Former legislator and Monetary Policy Committee member Eddie Cross has asked a very pertinent question which most people are probably asking too: Why are Covid-19 tests, which have become mandatory for anyone who wants to travel, so expensive?
“It costs anything up to US$300 to get a Covid test. Here in Zimbabwe we seem to have settled at about US$70 a test – a bit better but still totally unaffordable to the great majority of our people,” he writes on his personal blog.
“This has been compounded by governments who have made it compulsory to get on a plane or cross a border, even though the test is not accurate.
“What is involved? Go to a tent, a person comes up to you in what looks like a space suit, sticks a tiny swab of cotton wool on a stick worth about 5 cents up your nose and then charges you a month’s income with instructions to collect the result from a laboratory somewhere.
“What is the cost? Maybe US$3 to US$5 a test? Good money to me.”
Below is the full blog
How do we deliver Health Services to People?
I really do think the Covid pandemic has been over played across the globe, but the one thing it has shown us, is how flawed our medical delivery systems are, everywhere. It was President Obama in 2015 who said that the world must prepare itself to fight disease on a global scale. He was referring to the outbreak of a disease in central Africa that killed 90 per cent of those it infected and was massively contagious. It was called Ebola.
But he might have used as an example, any one of the major disease problems in our past history. The Spanish Flu (another form of Covid) killed up to 30 million people in 1919. When I was a child I remember the panic over polio that left millions crippled or on iron ventilators in hospitals. Tuberculosis – remember the hospitals built just for this pandemic? Measles, malaria, yellow fever, all were, in their time, regarded as universal threats. Science has enabled us to control and even eliminate these problems.

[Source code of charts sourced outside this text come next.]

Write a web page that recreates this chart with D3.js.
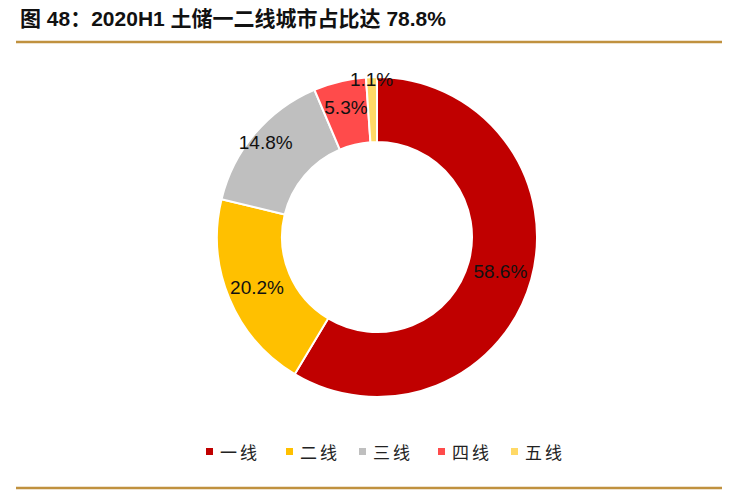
<!DOCTYPE html>
<html><head><meta charset="utf-8">
<script src="https://cdn.jsdelivr.net/npm/d3@7"></script>
<style>body{margin:0;background:#fff}</style>
</head><body>
<svg id="chart" width="734" height="491"></svg>
<script>
var categories = ["一线", "二线", "三线", "四线", "五线"];
var values = [58.6, 20.2, 14.8, 5.3, 1.1];
var labels = ["58.6%", "20.2%", "14.8%", "5.3%", "1.1%"];
var colors = ["#c00000", "#ffc000", "#bfbfbf", "#ff4b4b", "#ffd966"];

var svg = d3.select("#chart");

svg.append("text").attr("x", 20).attr("y", 26)
  .attr("font-family", "Arial, 'Noto Sans CJK SC', sans-serif")
  .attr("font-size", 21).attr("font-weight", "bold").attr("fill", "#111")
  .text("图 48：2020H1 土储一二线城市占比达 78.8%");

svg.append("line").attr("x1", 16).attr("x2", 722).attr("y1", 42).attr("y2", 42)
  .attr("stroke", "#c0913f").attr("stroke-width", 2.5);
svg.append("line").attr("x1", 16).attr("x2", 722).attr("y1", 488).attr("y2", 488)
  .attr("stroke", "#c0913f").attr("stroke-width", 2.5);

var cx = 377, cy = 237, R = 160, r = 95;
// label distance from centre for each slice (roughly as in the picture)
var labelR = [128, 130, 146, 133, 158];
var pie = d3.pie().sort(null).value(function(d){ return d; });
var arc = d3.arc().innerRadius(r).outerRadius(R);
var g = svg.append("g").attr("transform", "translate(" + cx + "," + cy + ")");
var arcs = pie(values);

g.selectAll("path").data(arcs).enter().append("path")
  .attr("d", arc)
  .attr("fill", function(d, i){ return colors[i]; })
  .attr("stroke", "#fff").attr("stroke-width", 2);

g.selectAll("text.lbl").data(arcs).enter().append("text").attr("class", "lbl")
  .attr("transform", function(d, i){
    var c = d3.arc().innerRadius(labelR[i]).outerRadius(labelR[i]).centroid(d);
    return "translate(" + c + ")";
  })
  .attr("text-anchor", "middle").attr("dy", "0.35em")
  .attr("font-family", "Arial, Liberation Sans, sans-serif").attr("font-size", 19).attr("fill", "#111")
  .text(function(d, i){ return labels[i]; });

var legendX = [206, 286, 359, 438, 511];
var lg = svg.append("g");
categories.forEach(function(c, i){
  lg.append("rect").attr("x", legendX[i]).attr("y", 448).attr("width", 7).attr("height", 7).attr("fill", colors[i]);
  lg.append("text").attr("x", legendX[i] + 14).attr("y", 459)
    .attr("font-family", "'Noto Sans CJK SC', sans-serif").attr("font-size", 17).attr("fill", "#222")
    .attr("letter-spacing", 3).text(c);
});
</script>
</body></html>
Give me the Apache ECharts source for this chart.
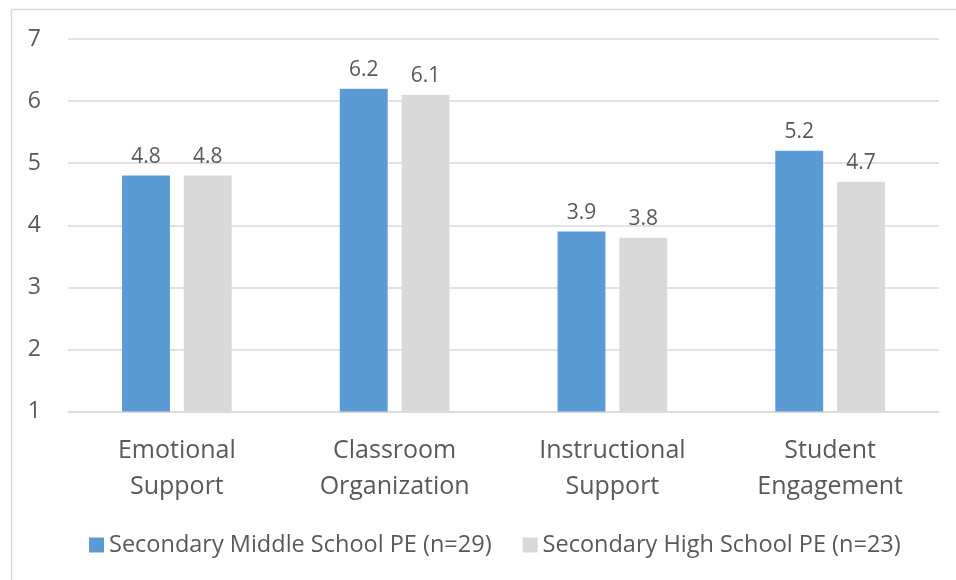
<!DOCTYPE html>
<html>
<head>
<meta charset="utf-8">
<script src="https://cdn.jsdelivr.net/npm/echarts@6/dist/echarts.min.js"></script>
<style>
  html, body { margin: 0; padding: 0; background: #fff; }
  #chart { width: 956px; height: 580px; }
</style>
</head>
<body>
<div id="chart"></div>
<script>
// CLASS domain scores by school level
const categories = ['Emotional\nSupport', 'Classroom\nOrganization', 'Instructional\nSupport', 'Student\nEngagement'];
const middleSchool = [4.8, 6.2, 3.9, 5.2];
const highSchool = [4.8, 6.1, 3.8, 4.7];
const seriesNames = ['Secondary Middle School PE (n=29)', 'Secondary High School PE (n=23)'];

const FONT = '"Open Sans", sans-serif';
const TEXT = '#595959';

const chart = echarts.init(document.getElementById('chart'), null, { renderer: 'canvas' });

const labelCfg = {
  show: true,
  position: 'top',
  distance: 8,
  color: TEXT,
  fontFamily: FONT,
  fontSize: 21,
  formatter: p => p.value.toFixed(1)
};

chart.setOption({
  animation: false,
  backgroundColor: '#ffffff',
  graphic: [{
    type: 'rect',
    left: 9, top: 7,
    shape: { width: 960, height: 590 },
    style: { fill: 'none', stroke: '#d9d9d9', lineWidth: 1.5 },
    silent: true
  }],
  grid: { left: 68, right: 17, top: 39, bottom: 168.5, containLabel: false },
  legend: {
    top: 533,
    left: 89,
    padding: 0,
    itemWidth: 15,
    itemHeight: 15,
    itemGap: 31,
    icon: 'rect',
    textStyle: { color: TEXT, fontFamily: FONT, fontSize: 23.5 },
    data: seriesNames
  },
  xAxis: {
    type: 'category',
    data: categories,
    axisLine: { lineStyle: { color: '#d9d9d9', width: 1.5 } },
    axisTick: { show: false },
    axisLabel: { color: TEXT, fontFamily: FONT, fontSize: 25, lineHeight: 36, margin: 21 }
  },
  yAxis: {
    type: 'value',
    min: 1, max: 7, interval: 1,
    axisLine: { show: false },
    axisTick: { show: false },
    splitLine: { lineStyle: { color: '#d9d9d9', width: 1.5 } },
    axisLabel: { color: TEXT, fontFamily: FONT, fontSize: 23, margin: 27 }
  },
  series: [
    {
      name: seriesNames[0], type: 'bar', data: middleSchool,
      barWidth: '22%', barGap: '29%',
      itemStyle: { color: '#5b9bd5' },
      label: labelCfg
    },
    {
      name: seriesNames[1], type: 'bar', data: highSchool,
      barWidth: '22%',
      itemStyle: { color: '#d9d9d9' },
      label: labelCfg
    }
  ]
});
</script>
</body>
</html>
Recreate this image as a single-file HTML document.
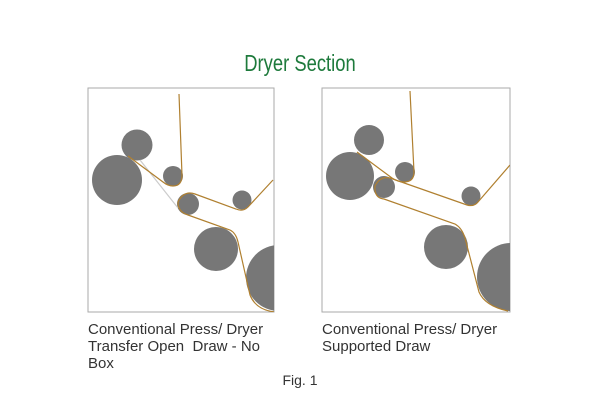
<!DOCTYPE html>
<html><head><style>
body{margin:0;width:600px;height:400px;background:#fff;overflow:hidden;font-family:"Liberation Sans",sans-serif}
.t{position:absolute;color:#333;font-size:15px;line-height:17px}
</style></head><body>
<div style="position:absolute;left:0;width:600px;top:50px;text-align:center;color:#1e7a3c;font-size:23px;transform:scaleX(0.8);">Dryer Section</div>
<svg width="600" height="400" style="position:absolute;left:0;top:0">
<defs>
<clipPath id="c1"><rect x="88" y="88" width="186" height="224"/></clipPath>
<clipPath id="c2"><rect x="322" y="88" width="188" height="224"/></clipPath>
</defs>
<rect x="88" y="88" width="186" height="224" fill="none" stroke="#aaa" stroke-width="1"/>
<rect x="322" y="88" width="188" height="224" fill="none" stroke="#aaa" stroke-width="1"/>
<g clip-path="url(#c1)" fill="#777">
<circle cx="117" cy="180" r="25"/><circle cx="137" cy="145" r="15.5"/>
<circle cx="173" cy="176" r="10"/><circle cx="188" cy="204" r="11"/>
<circle cx="242" cy="200" r="9.5"/><circle cx="216" cy="249" r="22"/>
<circle cx="279" cy="278" r="33"/>
</g>
<g clip-path="url(#c1)" fill="none" stroke="#b08030" stroke-width="1.2">
<line x1="140" y1="160" x2="178" y2="208" stroke="#ccc"/>
<path d="M179 94 L182 175 Q182 186 173 186 Q168 186 163 182 L128 156"/>
<path d="M273 180 L248 207 Q243 212 236 209 L195 194 Q184 190 178 202 Q178 212 188 215 L230 230 Q236 233 238 242 L250 295 Q256 310 275 312"/>
</g>
<g clip-path="url(#c2)" fill="#777">
<circle cx="350" cy="176" r="24"/><circle cx="369" cy="140" r="15"/>
<circle cx="405" cy="172" r="10"/><circle cx="384" cy="187" r="11"/>
<circle cx="471" cy="196" r="9.5"/><circle cx="446" cy="247" r="22"/>
<circle cx="511" cy="277" r="34"/>
</g>
<g clip-path="url(#c2)" fill="none" stroke="#b08030" stroke-width="1.2">
<path d="M410 91 L414 172 Q414 182 404 182 Q398 182 392 178 L357 152"/>
<path d="M510 165 L478 202 Q474 207 467 205 L390 178 Q380 176 375 186 Q374 198 384 199 L455 224 Q462 228 465 238 L479 292 Q485 306 508 311"/>
</g>
</svg>
<div class="t" style="left:88px;top:321px">Conventional Press/ Dryer<br>Transfer Open&nbsp; Draw - No<br>Box</div>
<div class="t" style="left:322px;top:321px">Conventional Press/ Dryer<br>Supported Draw</div>
<div class="t" style="left:0;width:600px;text-align:center;top:372px;font-size:14px">Fig. 1</div>
</body></html>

There are several issues that concern me about the global Covid response. Firstly, despite the existence of the World Health Organisation, the global response has been uncoordinated and based mainly on wealthy international pharmaceutical firms and the rich countries. I guess this is inevitable, but it entrenches the haves and have-not’s syndrome which has emerged in the past 100 years. The result is that we have emerged from the first year of response with a dozen or more vaccines of varying types and effectiveness and at a cost of US$70 a shot to US$3 a shot and two injections required for protection at about 70 per cent. The first and most effective vaccine requires freezing down to minus 75 Celsius – an impossible target for 90 per cent of the globe.